Personal Encouragement

One last thing, as we conclude, is that it’s possible for good and godly men to make it to the end of their ministry. When you look around and you see so many people fall, you see so many people not make it; you may say, “oh my goodness, can anybody do this?” And the answer is yes, of course, it’s true.

There are countless examples of this. There are more examples of this than there are of the fallen pastors. But the example that’s nearest and dearest to my heart is the example of the man in my life who had a greater influence on me than anybody else. He discipled me for years. He was the supervisor of my Ph.D. He was a Christian leader and statesman, and his name was David Powlison. He was and remains one of the godliest men I ever knew.

When he died, he died full of years. He died, loved by his family, friends, and colleagues. He died loved by me. He loved without bringing any reproach on the name of Christ on the gospel of Christ, and he made it to the end.

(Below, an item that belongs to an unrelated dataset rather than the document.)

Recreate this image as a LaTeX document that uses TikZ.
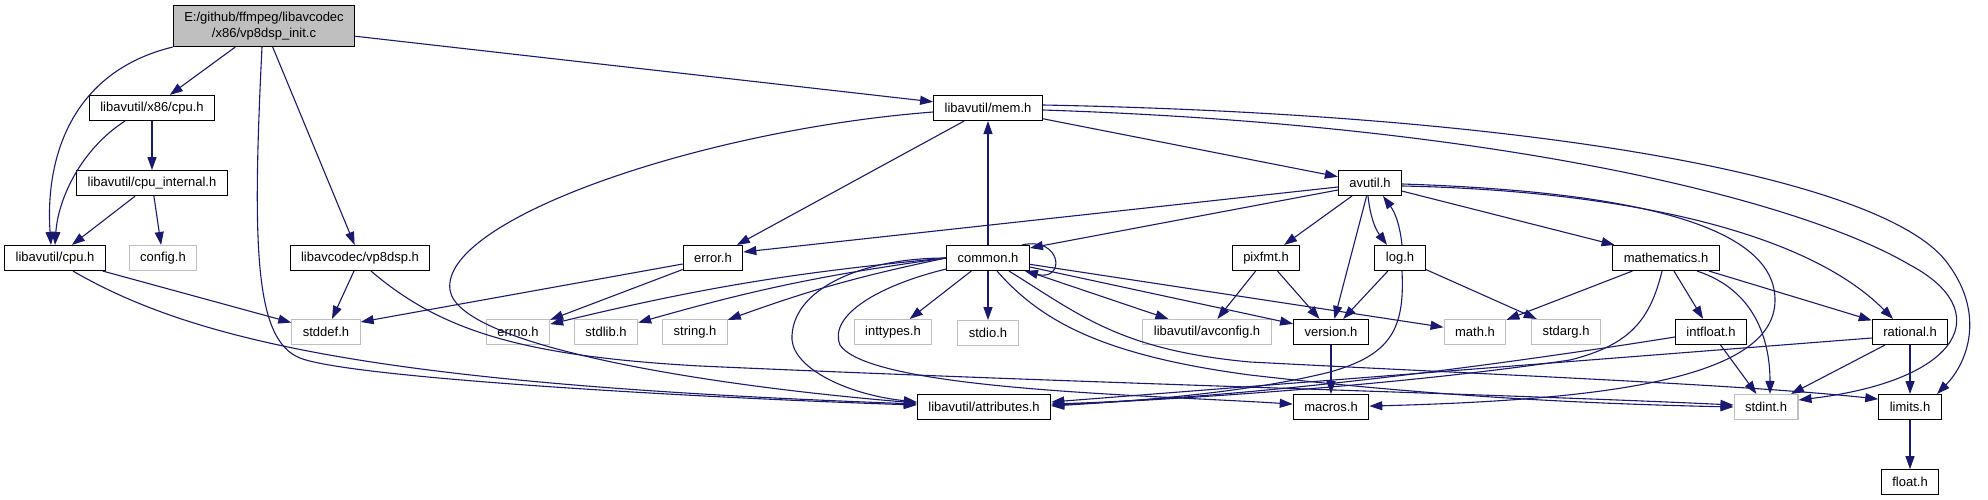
\documentclass[tikz,border=0pt]{standalone}
\usepackage{fontspec}
\setmainfont{Liberation Sans}
\usepackage{tikz}
\usetikzlibrary{arrows.meta,positioning}
\definecolor{incBlue}{HTML}{191970}
\definecolor{missGrey}{HTML}{BFBFBF}

\begin{document}
\begin{tikzpicture}[
  x=1pt, y=-1pt,
  hdr/.style={draw=black, line width=1.1pt, fill=white, minimum height=25pt, inner xsep=11pt, inner ysep=0pt, font=\fontsize{13}{15.5}\selectfont},
  sys/.style={hdr, draw=missGrey},
  srcfile/.style={hdr, fill=missGrey, minimum height=41pt, align=center},
  inc/.style={-{Triangle[length=13pt,width=9pt]}, line width=1.1pt, incBlue},
  node distance=49pt
]
\path[use as bounding box, fill=white] (0,0) rectangle (1988,500);

% Source file and first headers
\node[srcfile] (root) at (264,26) {E:/github/ffmpeg/libavcodec\\/x86/vp8dsp\_init.c};
\node[hdr] (x86cpu) at (152,108) {libavutil/x86/cpu.h};
\node[hdr] (mem) at (988,108) {libavutil/mem.h};
\node[hdr, below=of x86cpu] (cpuint) {libavutil/cpu\_internal.h};
\node[hdr] (avutil) at (1370,183) {avutil.h};

% Middle row
\node[hdr] (cpu) at (55,258) {libavutil/cpu.h};
\node[sys] (config) at (163,258) {config.h};
\node[hdr] (vp8dsp) at (360,258) {libavcodec/vp8dsp.h};
\node[hdr] (error) at (713,258) {error.h};
\node[hdr] (common) at (988,258) {common.h};
\node[hdr] (pixfmt) at (1266,258) {pixfmt.h};
\node[hdr] (log) at (1400,258) {log.h};
\node[hdr] (mathem) at (1666,258) {mathematics.h};

% System headers and leaves
\node[sys] (stddef) at (326,332) {stddef.h};
\node[sys] (errno) at (518,332) {errno.h};
\node[sys] (stdlib) at (606,332) {stdlib.h};
\node[sys] (string) at (695,332) {string.h};
\node[sys] (inttypes) at (893,332) {inttypes.h};
\node[sys, below=of common] (stdio) {stdio.h};
\node[sys] (avconfig) at (1207,332) {libavutil/avconfig.h};
\node[hdr] (version) at (1331,332) {version.h};
\node[sys] (math) at (1475,332) {math.h};
\node[sys] (stdarg) at (1566,332) {stdarg.h};
\node[hdr] (intfloat) at (1711,332) {intfloat.h};
\node[hdr] (rational) at (1910,332) {rational.h};

\node[hdr] (attrib) at (984,407) {libavutil/attributes.h};
\node[hdr, below=of version] (macros) {macros.h};
\node[sys] (stdint) at (1766,407) {stdint.h};
\node[hdr, below=of rational] (limits) {limits.h};
\node[hdr, below=of limits] (float) {float.h};

% Includes of the source file
\draw[inc] (root) -- (x86cpu);
\draw[inc] (root) -- (vp8dsp);
\draw[inc] (root) -- (mem);
\draw[inc] (root.south west) .. controls (70,72) and (45,160) .. ([xshift=-4pt]cpu.north);
\draw[inc] ([xshift=-2pt]root.south) .. controls (252,250) and (255,340) .. (300,358) .. controls (350,378) and (700,398) .. ([yshift=2pt]attrib.west);

% cpu headers
\draw[inc] ([xshift=-27pt]x86cpu.south) .. controls (80,150) and (58,200) .. (cpu.north);
\draw[inc] (x86cpu) -- (cpuint);
\draw[inc] (cpuint) -- (cpu);
\draw[inc] (cpuint) -- (config);
\draw[inc] (cpu) -- (stddef);
\draw[inc] ([xshift=18pt]cpu.south) .. controls (200,345) and (400,385) .. ([yshift=3pt]attrib.west);
\draw[inc] (vp8dsp) -- (stddef);
\draw[inc] ([xshift=11pt]vp8dsp.south) .. controls (440,330) and (520,356) .. (700,366) .. controls (1100,384) and (1500,394) .. ([yshift=2pt]stdint.west);

% mem.h
\draw[inc] ([yshift=-4pt]mem.west) .. controls (700,130) and (440,220) .. (450,290) .. controls (458,345) and (700,385) .. ([yshift=4pt]attrib.west);
\draw[inc] (mem) -- (error);
\draw[inc] (mem) -- (avutil);
\draw[inc] ([yshift=3pt]mem.east) .. controls (1550,115) and (1880,180) .. (1945,260) .. controls (1985,310) and (1970,360) .. ([xshift=27pt]limits.north);
\draw[inc] ([yshift=-2pt]mem.east) .. controls (1500,125) and (1800,200) .. (1910,265) .. controls (1995,310) and (1965,380) .. ([yshift=7pt]stdint.east);

% common.h
\draw[inc] (common) -- (mem);
\draw[inc] ([xshift=-8pt]common.north east) .. controls (1062,236) and (1066,282) .. ([xshift=-5pt]common.south east);
\draw[inc] (common.west) to[bend right=4] (errno);
\draw[inc] (common.west) to[bend right=4] (stdlib);
\draw[inc] (common.west) to[bend right=4] (string);
\draw[inc] (common) -- (inttypes);
\draw[inc] (common) -- (stdio);
\draw[inc] (common) -- (avconfig);
\draw[inc] (common) -- (version);
\draw[inc] (common) -- (math);
\draw[inc] (common.west) .. controls (860,258) and (790,290) .. (792,340) .. controls (795,370) and (850,395) .. ([yshift=5pt]attrib.west);
\draw[inc] ([yshift=2pt]common.south west) .. controls (880,285) and (828,315) .. (840,345) .. controls (870,390) and (1150,395) .. ([yshift=3pt]macros.west);
\draw[inc] ([xshift=9pt]common.south) .. controls (1040,320) and (1100,355) .. (1250,375) .. controls (1450,398) and (1600,404) .. (stdint.west);
\draw[inc] ([xshift=21pt]common.south) .. controls (1080,315) and (1120,350) .. (1250,362) .. controls (1500,375) and (1750,385) .. ([yshift=8pt]limits.west);

% avutil.h
\draw[inc] ([yshift=-7pt]avutil.west) -- ([yshift=10pt]common.east);
\draw[inc] ([yshift=-4pt]avutil.west) -- ([yshift=6pt]error.east);
\draw[inc] (avutil) -- (pixfmt);
\draw[inc] (avutil) -- (version);
\draw[inc] ([xshift=-2pt]avutil.south) to[bend right=15] ([xshift=-13pt]log.north);
\draw[inc] (avutil) -- (mathem);
\draw[inc] ([yshift=-3pt]avutil.east) .. controls (1600,190) and (1800,225) .. ([xshift=-17pt]rational.north);
\draw[inc] ([yshift=-1pt]avutil.east) .. controls (1650,192) and (1775,230) .. (1775,300) .. controls (1775,380) and (1600,400) .. ([yshift=1pt]macros.east);

% log.h
\draw[inc] ([xshift=2pt]log.north) to[bend right=15] ([xshift=13pt]avutil.south);
\draw[inc] (log) -- (version);
\draw[inc] (log) -- (stdarg);
\draw[inc] ([xshift=2pt]log.south) .. controls (1405,330) and (1390,355) .. (1330,372) .. controls (1250,392) and (1150,400) .. ([yshift=1pt]attrib.east);

% mathematics.h
\draw[inc] (mathem) -- (math);
\draw[inc] ([xshift=-4pt]mathem.south) .. controls (1650,320) and (1630,345) .. (1570,360) .. controls (1400,385) and (1200,398) .. ([yshift=2pt]attrib.east);
\draw[inc] (mathem) -- (intfloat);
\draw[inc] ([xshift=31pt]mathem.south) .. controls (1755,290) and (1770,340) .. ([xshift=4pt]stdint.north);
\draw[inc] (mathem) -- (rational);

% intfloat.h, rational.h and the rest
\draw[inc] ([yshift=-5pt]intfloat.west) .. controls (1500,365) and (1250,398) .. ([yshift=3pt]attrib.east);
\draw[inc] (intfloat) -- (stdint);
\draw[inc] ([yshift=-6pt]rational.west) -- ([yshift=5pt]attrib.east);
\draw[inc] (rational) -- (stdint);
\draw[inc] (rational) -- (limits);
\draw[inc] (limits) -- (float);
\draw[inc] (pixfmt) -- (avconfig);
\draw[inc] (pixfmt) -- (version);
\draw[inc] (version) -- (macros);
\draw[inc] (error) -- (errno);
\draw[inc] ([yshift=-6pt]error.west) -- ([yshift=10pt]stddef.east);
\end{tikzpicture}
\end{document}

There are other examples. You know, people like that. And I pray that this is the life that I will live. I pray it’s the life that you will live. But even when we die, and we make it to the end, and we haven’t really blown it, we always have to remember that God will only ever use flawed men. There’s no single minister of the gospel who’s perfect. There’s no single minister of the gospel who’s arrived. We will all disappoint. We will all be flawed, and we will all fail.

We don’t have to do that in a way that destroys ministry, but we will all do it because God only ever uses flawed men in the ministry, but there’s one exception.

The exception is Jesus Christ himself.

So even in the fall of a pastor, there is the glory of Jesus Christ, the one man in the universe, the one man in history, who made it to the end without any blemish on his record, so even fallen pastors point to the glory of Jesus Christ, and in that, we can rejoice.